$Find$ $||v||$ given that: $\widehat uv$ = π/4, $||u||$ = 3, $(u-v)$ $\bot$ $u$
Here, I know that $<uv>$ = $||u|| * ||v|| * cos$ $\widehat uv$
So I know that $<uv>$ = $3 * ||v|| * cos π/4$
and thus that $<uv>$ = $\left(\frac{\sqrt 2}{2}\right) ||v||$
But I'm having trouble using my last bit of data to finish the problem.
Similarly, I have another exercise:
$Find$ $||v||$ given that: $\widehat uv$ = π/4, $||u||$ = 3, $\widehat (u+v)u = π/6$ (having a formatting issue with the angle)
So I already have some information from the previous exercise, namely that $<uv>$ = $\left(\frac{\sqrt 2}{2}\right) ||v||$
I also know that $<(u+v)u>$ = $||u+v|| * 3 * cos π/6$
Thus I know that $<uu> + <vu>$ = $||u+v||$ * $\left(\frac{3\sqrt 3}{2}\right)$
And that $||u||^2 + <vu>$ = $||u+v||$ * $\left(\frac{3\sqrt 3}{2}\right)$
9 $+<vu>$ = $||u+v||$ * $\left(\frac{3\sqrt 3}{2}\right)$
I don't really know how to proceed from here.
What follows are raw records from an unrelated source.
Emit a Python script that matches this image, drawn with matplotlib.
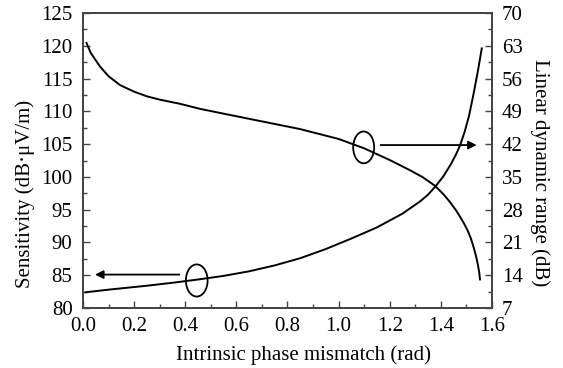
from matplotlib import pyplot as plt
from matplotlib.patches import Ellipse
from matplotlib.ticker import MultipleLocator
import numpy as np

# Sensibilite (axe gauche), courbe croissante
phase_sens = [0.01, 0.1, 0.25, 0.35, 0.45, 0.55, 0.65, 0.75, 0.85, 0.95, 1.05, 1.15,
              1.25, 1.32, 1.35, 1.38, 1.41, 1.44, 1.46, 1.475, 1.494, 1.51, 1.527,
              1.545, 1.56]
sensitivity = [82.4, 82.8, 83.4, 83.85, 84.35, 84.9, 85.6, 86.5, 87.6, 89.0, 90.6, 92.3,
               94.4, 96.3, 97.3, 98.6, 100.1, 102.0, 103.5, 104.8, 107.0, 109.3, 112.5,
               116.2, 119.6]

# Plage dynamique lineaire (axe droit), courbe decroissante
phase_ldr = [0.014, 0.03, 0.05, 0.066, 0.1, 0.145, 0.2, 0.25, 0.3, 0.38, 0.46, 0.65,
             0.85, 0.9, 1.0, 1.06, 1.1, 1.2, 1.28, 1.33, 1.377, 1.41, 1.436, 1.46,
             1.475, 1.49, 1.505, 1.517, 1.527, 1.537, 1.545, 1.55, 1.553]
ldr = [63.6, 61.5, 59.9, 58.6, 56.5, 54.6, 53.2, 52.2, 51.5, 50.6, 49.5, 47.4,
       45.2, 44.5, 43.1, 41.9, 41.1, 38.6, 36.4, 34.9, 33.1, 31.3, 29.6, 27.8,
       26.5, 25.1, 23.5, 21.9, 20.2, 18.2, 16.2, 14.6, 13.1]

xticks = np.arange(0.0, 1.61, 0.2)
left_ticks = np.arange(80, 126, 5)
right_ticks = np.arange(7, 71, 7)

plt.rcParams['font.family'] = 'Liberation Serif'
plt.rcParams['font.size'] = 15

fig = plt.figure(figsize=(5.63, 3.68), dpi=100)
ax1 = fig.add_axes([0.1474, 0.163, 0.7265, 0.8017])
ax2 = ax1.twinx()

ax1.plot(phase_sens, sensitivity, color='k', lw=1.4)
ax2.plot(phase_ldr, ldr, color='k', lw=1.4)

ax1.set_xlim(0.0, 1.6)
ax1.set_ylim(80, 125)
ax2.set_ylim(7, 70)
ax1.set_xticks(xticks)
ax1.set_xticklabels(["{:.1f}".format(v) for v in xticks])
ax1.set_yticks(left_ticks)
ax2.set_yticks(right_ticks)
ax1.xaxis.set_minor_locator(MultipleLocator(0.1))
ax1.yaxis.set_minor_locator(MultipleLocator(2.5))
ax2.yaxis.set_minor_locator(MultipleLocator(3.5))

ax1.tick_params(which='both', direction='in', top=False, right=False, color='#444444')
ax1.tick_params(which='major', length=5, width=1.0)
ax1.tick_params(which='minor', length=3, width=1.0)
ax1.tick_params(axis='y', pad=7.5)
ax1.tick_params(axis='x', pad=6.5)
ax2.tick_params(which='both', direction='in', color='#444444', width=1.0)
ax2.tick_params(which='major', length=5, pad=7)
ax2.tick_params(which='minor', length=3)

for ax in (ax1, ax2):
    for s in ax.spines.values():
        s.set_color('#444444')
        s.set_linewidth(1.3)

ax1.set_xlabel("Intrinsic phase mismatch (rad)")
ax1.set_ylabel("Sensitivity (dB\u00b7\u03bcV/m)")
ax2.set_ylabel("Linear dynamic range (dB)", rotation=270)
ax1.xaxis.set_label_coords(0.538, -0.125, transform=ax1.transAxes)
ax1.yaxis.set_label_coords(-0.117, 0.385)
ax2.yaxis.set_label_coords(1.142, 0.46)

# ellipses + fleches
ax1.add_patch(Ellipse((0.445, 84.2), 0.085, 4.9, fill=False, ec='k', lw=1.3))
ax2.add_patch(Ellipse((1.098, 41.3), 0.082, 6.8, fill=False, ec='k', lw=1.3))
ax1.annotate('', xy=(0.047, 85.1), xytext=(0.377, 85.1),
             arrowprops=dict(arrowstyle='-|>', color='k', lw=1.3, mutation_scale=12,
                             shrinkA=0, shrinkB=0))
ax2.annotate('', xy=(1.54, 41.8), xytext=(1.164, 41.8),
             arrowprops=dict(arrowstyle='-|>', color='k', lw=1.3, mutation_scale=12,
                             shrinkA=0, shrinkB=0))

plt.savefig('out.png', dpi=100)
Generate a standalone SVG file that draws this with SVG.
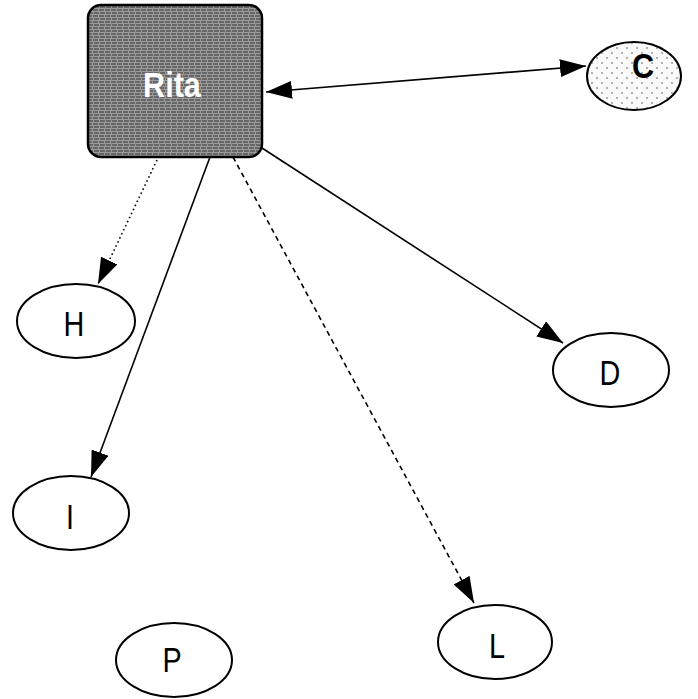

Someone who was trying to help me showed me that $\widehat (u+v)v = π/4 - π/6 $
But I don't know how to use that information to find an answer.
Thanks, SE!
Guide:
if you have
$$\|u\|^2+\langle v, u \rangle =\|u + v \| \cdot \left( \frac{3\sqrt3}2\right)\tag{1}$$
and
$$\langle u, v\rangle=\left(\frac{\sqrt2}2 \right)\|v\|\tag{2}.$$
We can square $(1)$,
$$\|u\|^4+2\|u\|^2\langle u, v\rangle+\langle u, v \rangle^2= \left(\|u \|^2+2\langle u,v \rangle + \|v\|^2 \right)\cdot \left( \frac{3\sqrt3}2\right)\tag{3}$$
You can substituing $(2)$ into $(3)$, and note that since we know the value of $\|u \|$, it become a quadratic equation in $\|v\|$.